Based only on verbal testimony and a sit-down with Rice and Palmer — who had married in the intervening months — Goodell suspended the Baltimore Ravens running back for two games.

But video of the heinous assault showed that Goodell and the NFL had underestimated the violence of the attack. As soon as the video was published, the Ravens released Rice, and the NFL suspended him indefinitely.

Still worse, the Associated Press reported two days later that a law enforcement source had sent video of the incident to the NFL on April 9, and that a female NFL employee acknowledged — via voice mail — receiving a copy.

The video’s violence paired with the accusation that the NFL may have received the recording — and possibly viewed it — led to widespread calls for Goodell’s ouster amid accusations of a cover-up.

But Mueller’s four-month investigation found no evidence that NFL employees had seen the video before TMZ published it.

Mueller’s team interviewed Goodell, NFL security chief Jeffrey Miller, and over 200 NFL employees — including 188 female employees, contractors, and vendors who entered NFL headquarters on April 9.

Investigators analyzed millions of documents, scoured 400 computers, and placed phone calls to all 938 phone numbers contacted from NFL offices that day, according to the report, which is published at

No female employee said they received a video of the incident from any source. Further, they said they had not even heard rumors of the video’s existence before TMZ aired it.

“We found no evidence that anyone at the NFL had or saw the in-elevator video before it was publicly shown. We also found no evidence that a woman at the NFL acknowledged receipt of that video in a voicemail message on April 9, 2014,” Mueller’s report reads.

Analysis of NFL executives’ office phone and cell phone calls — as well as their electronic communications — revealed no evidence of a cover-up either.

“Multiple emails from senior League executives, before and after the video’s public release, are inconsistent with the proposition that those individuals had received or seen the in-elevator video prior to September 8, 2014,” the report reads.

But Mueller’s report does not let Goodell and the NFL completely off the hook.

Mueller concluded that the league should have done a more thorough investigation on its own accord, with or without the video.

“We concluded there was substantial information about the incident – even without the in-elevator video – indicating the need for a more thorough investigation. The NFL should have done more with the information it had, and should have taken additional steps to obtain all available information about the February 15 incident,” the report states.

The league’s investigation consisted mostly of attempting to glean information from the Atlantic City police department and from public sources, the report states.

The league had seen video taken from outside the elevator which showed Rice dragging Palmer. It also had statements from police officers who had seen the video who stated that Rice punched Palmer and rendered her unconscious.

“That information did not provide the graphic detail that the in-elevator video depicted, but it should have put the League on notice that a serious assault had occurred and that it should conduct a more substantial independent investigation,” the report states.

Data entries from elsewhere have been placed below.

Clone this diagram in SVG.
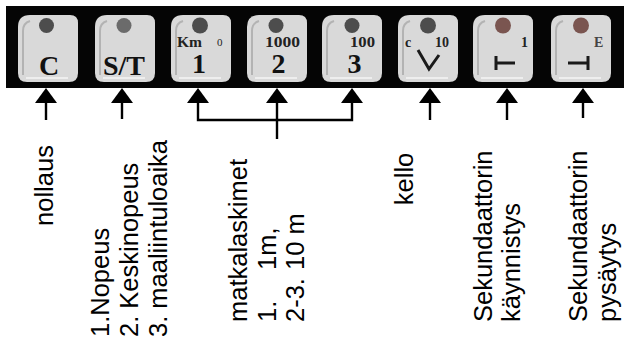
<svg xmlns="http://www.w3.org/2000/svg" width="624" height="339" viewBox="0 0 624 339">
  <style>
    .btn { fill: #d9d9d9; }
    .bevel { fill: none; stroke: #a9a9a9; stroke-width: 2; opacity: 0.8; }
    .hl { fill: none; stroke: #f2f2f2; stroke-width: 2; opacity: 0.8; }
    .led { fill: #4d4d4d; }
    .ledr { fill: #7a5550; }
    .big { font-family: "Liberation Serif", "Times New Roman", serif; font-weight: bold; font-size: 28px; fill: #111; text-anchor: middle; }
    .small { font-family: "Liberation Serif", "Times New Roman", serif; font-weight: bold; font-size: 14px; fill: #222; }
    .sym { fill: none; stroke: #1a1a1a; stroke-width: 3; stroke-linejoin: miter; }
    .conn { fill: none; stroke: #000; stroke-width: 2.4; }
    .head { fill: #000; }
    .lbl { font-family: "Liberation Sans", Arial, Helvetica, sans-serif; font-size: 25.5px; fill: #000; }
  </style>
  <defs>
    <g id="face">
      <path class="btn" d="M12,0 H52 Q60,0 60,8 V58 Q60,67 51,67 H9 Q0,67 0,58 V12 Q0,0 12,0 Z"/>
      <path class="bevel" d="M5,60 V16 Q5,8 12,6"/>
      <path class="hl" d="M8,63 H50"/>
    </g>
  </defs>
  <rect x="6" y="6" width="618" height="82" fill="#050505"/>

  <g id="btn-c">
    <use href="#face" x="18" y="15"/>
    <circle class="led" cx="46.5" cy="25.5" r="7.5"/>
    <text class="big" x="49" y="75">C</text>
  </g>
  <g id="btn-st">
    <use href="#face" x="95" y="15"/>
    <circle cx="124" cy="25.5" r="7.5" fill="#6b6b6b"/>
    <text class="big" x="124" y="75">S/T</text>
  </g>
  <g id="btn-1">
    <use href="#face" x="171" y="15"/>
    <circle class="led" cx="200" cy="25.5" r="8"/>
    <text class="small" x="177" y="47" style="font-size:15.5px">Km</text>
    <text class="small" x="217" y="46" style="font-size:11px;font-weight:normal">0</text>
    <text class="big" x="199" y="73">1</text>
  </g>
  <g id="btn-2">
    <use href="#face" x="247" y="15"/>
    <circle class="led" cx="276" cy="25.5" r="7.5"/>
    <text class="small" x="265" y="47" textLength="35" lengthAdjust="spacingAndGlyphs">1000</text>
    <text class="big" x="278.5" y="73">2</text>
  </g>
  <g id="btn-3">
    <use href="#face" x="322" y="15"/>
    <circle class="led" cx="352" cy="25.5" r="7.5"/>
    <text class="small" x="350" y="47" textLength="25" lengthAdjust="spacingAndGlyphs">100</text>
    <text class="big" x="354.5" y="73">3</text>
  </g>
  <g id="btn-clock">
    <use href="#face" x="398" y="15"/>
    <circle class="led" cx="428" cy="25.5" r="8"/>
    <text class="small" x="405" y="47">c</text>
    <text class="small" x="435" y="47">10</text>
    <path class="sym" d="M418,50 L429,69 L439,55"/>
  </g>
  <g id="btn-start">
    <use href="#face" x="473" y="15"/>
    <circle class="ledr" cx="503" cy="25.5" r="8"/>
    <text class="small" x="521" y="47">1</text>
    <path class="sym" d="M496,56 V70 M496,63 H515"/>
  </g>
  <g id="btn-stop">
    <use href="#face" x="551" y="15"/>
    <circle class="ledr" cx="581" cy="25.5" r="8"/>
    <text class="small" x="594" y="47" style="fill:#444">E</text>
    <path class="sym" d="M568,63 H588 M588,56 V70"/>
  </g>

  <g id="connectors">
    <path class="conn" d="M46,102 V120"/>
    <path class="conn" d="M122,102 V119"/>
    <path class="conn" d="M198,102 V120 H352 V102"/>
    <path class="conn" d="M277,102 V139"/>
    <path class="conn" d="M430,102 V120"/>
    <path class="conn" d="M507,102 V120"/>
    <path class="conn" d="M583,102 V118"/>
    <path class="head" d="M46,88 L57,103 H35 Z"/>
    <path class="head" d="M122,88 L133,103 H111 Z"/>
    <path class="head" d="M198,88 L209,103 H187 Z"/>
    <path class="head" d="M277,88 L288,103 H266 Z"/>
    <path class="head" d="M352,88 L363,103 H341 Z"/>
    <path class="head" d="M430,88 L441,103 H419 Z"/>
    <path class="head" d="M507,88 L518,103 H496 Z"/>
    <path class="head" d="M583,88 L594,103 H572 Z"/>
  </g>

  <g id="labels" transform="rotate(-90)">
    <text id="lbl-nollaus" class="lbl" x="-185.5" y="53" text-anchor="middle">nollaus</text>
    <g id="lbl-nopeus">
      <text class="lbl" x="-337" y="108.5">1.Nopeus</text>
      <text class="lbl" x="-337" y="137.5">2. Keskinopeus</text>
      <text class="lbl" x="-337" y="166.5">3. maaliintuloaika</text>
    </g>
    <g id="lbl-matka">
      <text class="lbl" x="-322" y="247">matkalaskimet</text>
      <text class="lbl" y="275.5"><tspan x="-322">1.</tspan><tspan x="-270">1m,</tspan></text>
      <text class="lbl" y="303.5"><tspan x="-322">2-3.</tspan><tspan x="-270">10 m</tspan></text>
    </g>
    <text id="lbl-kello" class="lbl" x="-179" y="413" text-anchor="middle">kello</text>
    <g id="lbl-start">
      <text class="lbl" x="-322" y="492">Sekundaattorin</text>
      <text class="lbl" x="-322" y="520">käynnistys</text>
    </g>
    <g id="lbl-stop">
      <text class="lbl" x="-322" y="587">Sekundaattorin</text>
      <text class="lbl" x="-322" y="615.5">pysäytys</text>
    </g>
  </g>
</svg>
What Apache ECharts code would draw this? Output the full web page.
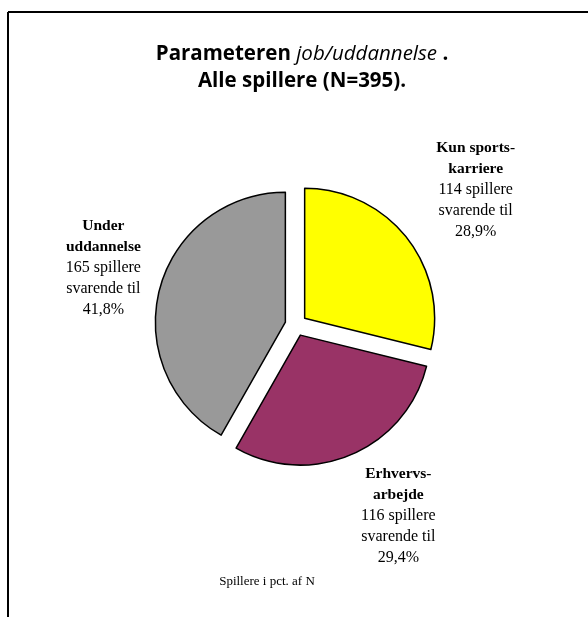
<!DOCTYPE html>
<html>
<head>
<meta charset="utf-8">
<style>
  html, body { margin: 0; padding: 0; background: #fff; }
  #chart { width: 588px; height: 617px; }
</style>
</head>
<body>
<div id="chart"></div>
<script src="https://cdn.jsdelivr.net/npm/echarts@6/dist/echarts.min.js"></script>
<script>
    // data
    var categories = ['Kun sports-\nkarriere', 'Erhvervs-\narbejde', 'Under\nuddannelse'];
    var players = [114, 116, 165];
    var colors = ['#FFFF00', '#993366', '#999999'];
    var total = 395;

    // label block offsets from the (exploded) slice centre
    var labelOffsets = [[171, -128], [98, 181], [-182, -54]];

    var myChart = echarts.init(document.getElementById('chart'));

    var data = categories.map(function (name, i) {
        return { name: name, value: players[i], selected: true, itemStyle: { color: colors[i] } };
    });

    var option = {
        backgroundColor: '#fff',
        animation: false,
        title: {
            text: '{n|Parameteren }{i|job/uddannelse}{n| .}\n{n|Alle spillere (N=395).}',
            left: 297,
            textAlign: 'center',
            top: 36,
            textStyle: {
                rich: {
                    n: { fontFamily: 'Open Sans', fontWeight: 'bold', fontSize: 20.5, color: '#000', lineHeight: 27 },
                    i: { fontFamily: 'Open Sans', fontWeight: 'normal', fontStyle: 'italic', fontSize: 20.5, color: '#000', lineHeight: 27 }
                }
            }
        },
        graphic: [
            { type: 'line', shape: { x1: 8, y1: 12, x2: 588, y2: 12 }, style: { stroke: '#000', lineWidth: 2 } },
            { type: 'line', shape: { x1: 8, y1: 12, x2: 8, y2: 617 }, style: { stroke: '#000', lineWidth: 2 } },
            {
                type: 'text', x: 267, y: 582,
                style: { text: 'Spillere i pct. af N', font: '13px "Liberation Serif"', fill: '#000', align: 'center', verticalAlign: 'middle' }
            }
        ],
        series: [
            {
                name: 'Spillere',
                type: 'pie',
                center: [296, 325],
                radius: 130,
                startAngle: 90,
                selectedMode: 'multiple',
                selectedOffset: 11,
                data: data,
                itemStyle: { borderColor: '#000', borderWidth: 1.5 },
                emphasis: { disabled: true },
                labelLine: { show: false },
                label: {
                    show: true,
                    position: 'center',
                    formatter: function (p) {
                        var pct = (p.value / total * 100).toFixed(1).replace('.', ',');
                        var head = p.name.split('\n').map(function (s) { return '{b|' + s + '}'; }).join('\n');
                        return head + '\n{t|' + p.value + ' spillere}\n{t|svarende til}\n{t|' + pct + '%}';
                    },
                    rich: {
                        b: { fontFamily: 'Liberation Serif', fontWeight: 'bold', fontSize: 15.5, lineHeight: 21, color: '#000', align: 'center' },
                        t: { fontFamily: 'Liberation Serif', fontSize: 16, lineHeight: 21, color: '#000', align: 'center' }
                    }
                },
                labelLayout: function (params) {
                    var o = labelOffsets[params.dataIndex];
                    return { dx: o[0], dy: o[1] };
                }
            }
        ]
    };

    myChart.setOption(option);
</script>
</body>
</html>
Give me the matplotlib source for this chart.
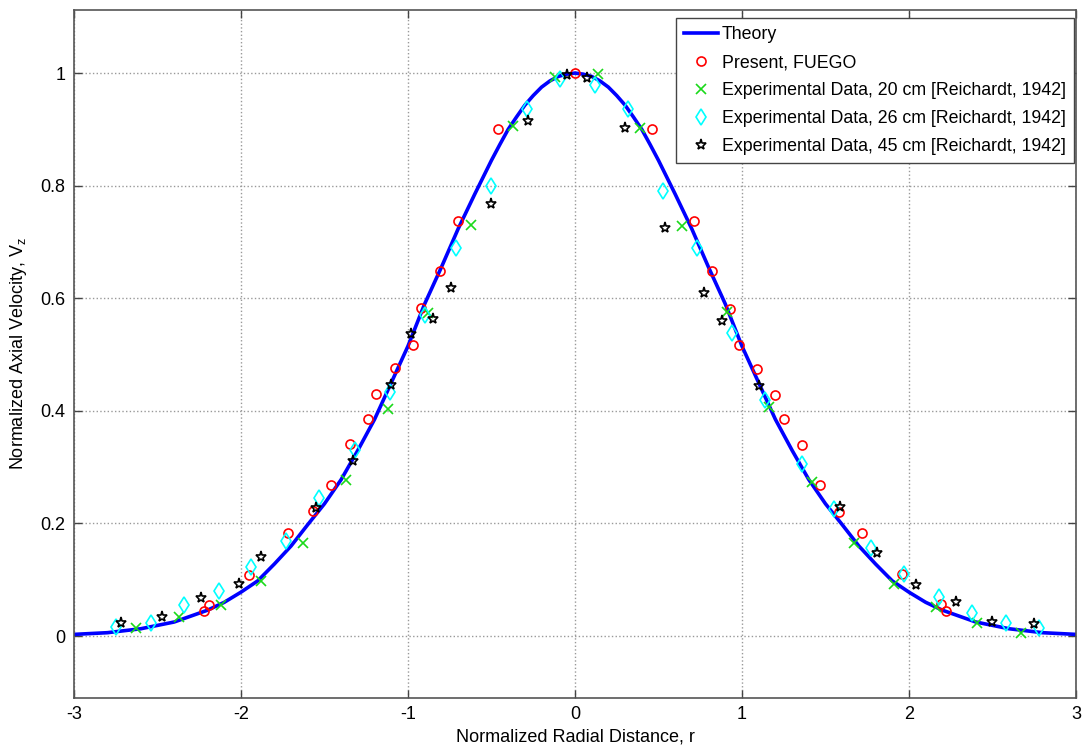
import matplotlib
matplotlib.use("Agg")
import matplotlib.pyplot as plt

plt.rcParams['font.family'] = ['Liberation Sans', 'DejaVu Sans']

# Theory curve
theory_r = [-3.0, -2.8, -2.6, -2.4, -2.2, -2.1, -2.0, -1.9, -1.8, -1.7, -1.6, -1.5, -1.4, -1.3,
            -1.2, -1.1, -1.0, -0.9, -0.8, -0.7, -0.6, -0.5, -0.45, -0.4, -0.35, -0.3, -0.25,
            -0.2, -0.15, -0.1, -0.05, 0.0,
            0.05, 0.1, 0.15, 0.2, 0.25, 0.3, 0.35, 0.4, 0.45, 0.5, 0.6, 0.7, 0.8, 0.9, 1.0,
            1.1, 1.2, 1.3, 1.4, 1.5, 1.6, 1.7, 1.8, 1.9, 2.0, 2.1, 2.2, 2.4, 2.6, 2.8, 3.0]
theory_v = [0.003, 0.006, 0.013, 0.025, 0.046, 0.060, 0.078, 0.098, 0.128, 0.160, 0.198, 0.235,
            0.278, 0.330, 0.385, 0.450, 0.515, 0.590, 0.655, 0.723, 0.785, 0.845, 0.873, 0.900,
            0.922, 0.943, 0.960, 0.975, 0.986, 0.994, 0.998, 1.0,
            0.998, 0.994, 0.986, 0.975, 0.960, 0.943, 0.922, 0.900, 0.873, 0.845, 0.785, 0.723,
            0.655, 0.590, 0.515, 0.450, 0.385, 0.330, 0.278, 0.235, 0.198, 0.160, 0.128, 0.098,
            0.078, 0.060, 0.046, 0.025, 0.013, 0.006, 0.003]

fuego_r = [-2.22, -2.19, -1.95, -1.72, -1.57, -1.46, -1.35, -1.24, -1.19, -1.08, -0.97, -0.92,
           -0.81, -0.70, -0.46, 0.0, 0.46, 0.71, 0.82, 0.93, 0.98, 1.09, 1.20, 1.25, 1.36,
           1.47, 1.58, 1.72, 1.96, 2.19, 2.22]
fuego_v = [0.045, 0.056, 0.109, 0.183, 0.223, 0.269, 0.341, 0.385, 0.430, 0.476, 0.517, 0.582,
           0.648, 0.738, 0.900, 1.0, 0.900, 0.738, 0.648, 0.581, 0.517, 0.475, 0.429, 0.385,
           0.340, 0.269, 0.221, 0.183, 0.110, 0.057, 0.045]

exp20_r = [-2.63, -2.37, -2.12, -1.88, -1.63, -1.37, -1.12, -0.88, -0.62, -0.37, -0.12, 0.14,
           0.39, 0.64, 0.91, 1.16, 1.42, 1.67, 1.91, 2.16, 2.41, 2.67]
exp20_v = [0.015, 0.034, 0.056, 0.098, 0.165, 0.278, 0.403, 0.573, 0.730, 0.906, 0.993, 0.998,
           0.903, 0.728, 0.576, 0.406, 0.274, 0.165, 0.092, 0.052, 0.024, 0.005]

exp26_r = [-2.75, -2.54, -2.34, -2.13, -1.94, -1.73, -1.53, -1.32, -1.11, -0.90, -0.71, -0.50,
           -0.29, -0.09, 0.12, 0.32, 0.53, 0.73, 0.94, 1.14, 1.36, 1.55, 1.77, 1.97, 2.18,
           2.38, 2.58, 2.78]
exp26_v = [0.017, 0.023, 0.056, 0.080, 0.123, 0.168, 0.246, 0.330, 0.434, 0.570, 0.690, 0.800,
           0.937, 0.989, 0.979, 0.937, 0.791, 0.689, 0.539, 0.420, 0.305, 0.225, 0.156, 0.111,
           0.070, 0.041, 0.023, 0.015]

exp45_r = [-2.72, -2.47, -2.24, -2.01, -1.88, -1.55, -1.33, -1.10, -0.98, -0.85, -0.74, -0.50,
           -0.28, -0.05, 0.07, 0.30, 0.54, 0.77, 0.88, 1.10, 1.59, 1.81, 2.04, 2.28, 2.50, 2.75]
exp45_v = [0.023, 0.033, 0.068, 0.092, 0.141, 0.227, 0.311, 0.446, 0.536, 0.564, 0.618, 0.767,
           0.914, 0.996, 0.992, 0.903, 0.724, 0.609, 0.560, 0.444, 0.230, 0.148, 0.091, 0.061,
           0.025, 0.021]

x_ticks = [-3, -2, -1, 0, 1, 2, 3]
y_ticks = [0, 0.2, 0.4, 0.6, 0.8, 1.0]
y_tick_labels = ['0', '0.2', '0.4', '0.6', '0.8', '1']

fig = plt.figure(figsize=(10.83, 7.52), dpi=100)
ax = fig.add_axes([0.0683, 0.0718, 0.9252, 0.9149])

ax.plot(theory_r, theory_v, color=(0, 0, 1), lw=2.6, label='Theory', zorder=2)
ax.plot(fuego_r, fuego_v, ls='none', marker='o', ms=6.5, mfc='none', mec='red', mew=1.2,
        label='Present, FUEGO', zorder=3)
ax.plot(exp20_r, exp20_v, ls='none', marker='x', ms=6.5, color=(0.1, 0.85, 0.1), mew=1.2,
        label='Experimental Data, 20 cm [Reichardt, 1942]', zorder=3)
ax.plot(exp26_r, exp26_v, ls='none', marker='d', ms=8, mfc='none', mec='cyan', mew=1.2,
        label='Experimental Data, 26 cm [Reichardt, 1942]', zorder=3)
ax.plot(exp45_r, exp45_v, ls='none', marker='*', ms=8, mfc='none', mec='black', mew=1.2,
        label='Experimental Data, 45 cm [Reichardt, 1942]', zorder=3)

ax.set_xlim(-3, 3)
ax.set_ylim(-0.11, 1.112)
ax.set_xticks(x_ticks)
ax.set_xticklabels([str(t) for t in x_ticks])
ax.set_yticks(y_ticks)
ax.set_yticklabels(y_tick_labels)
ax.tick_params(direction='in', top=True, right=True, length=6, width=1, labelsize=13,
               color='#444444', pad=6)
ax.grid(True, ls=':', color='#999999', lw=1)
for s in ax.spines.values():
    s.set_color('#555555')
    s.set_linewidth(1.2)

ax.set_xlabel('Normalized Radial Distance, r', fontsize=13, labelpad=4)
ax.set_ylabel('Normalized Axial Velocity, V$_\\mathregular{z}$', fontsize=13, labelpad=8)

leg = ax.legend(loc='upper right', bbox_to_anchor=(0.998, 0.988), borderaxespad=0,
                fontsize=12.8, numpoints=1, handlelength=1.9, handletextpad=0.25,
                labelspacing=0.62, fancybox=False, framealpha=1, borderpad=0.45)
leg.get_frame().set_edgecolor('#444444')
leg.get_frame().set_linewidth(1.0)

fig.savefig('out.png', dpi=100)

Mueller’s team also found that the NFL did not go far enough to obtain additional information to find out what happened inside the elevator.

“League investigators did not contact any of the police officers who investigated the incident, the Atlantic County Prosecutor’s Office, or the Revel to attempt to obtain or view the in-elevator video or to obtain other information. No one from the League asked Rice or his lawyer whether they would make available for viewing the in-elevator video they received as part of criminal discovery in early April. And, after the initial contacts with the Ravens in the immediate aftermath of the incident, League investigators did not follow up with the Ravens to determine whether the team had additional information.”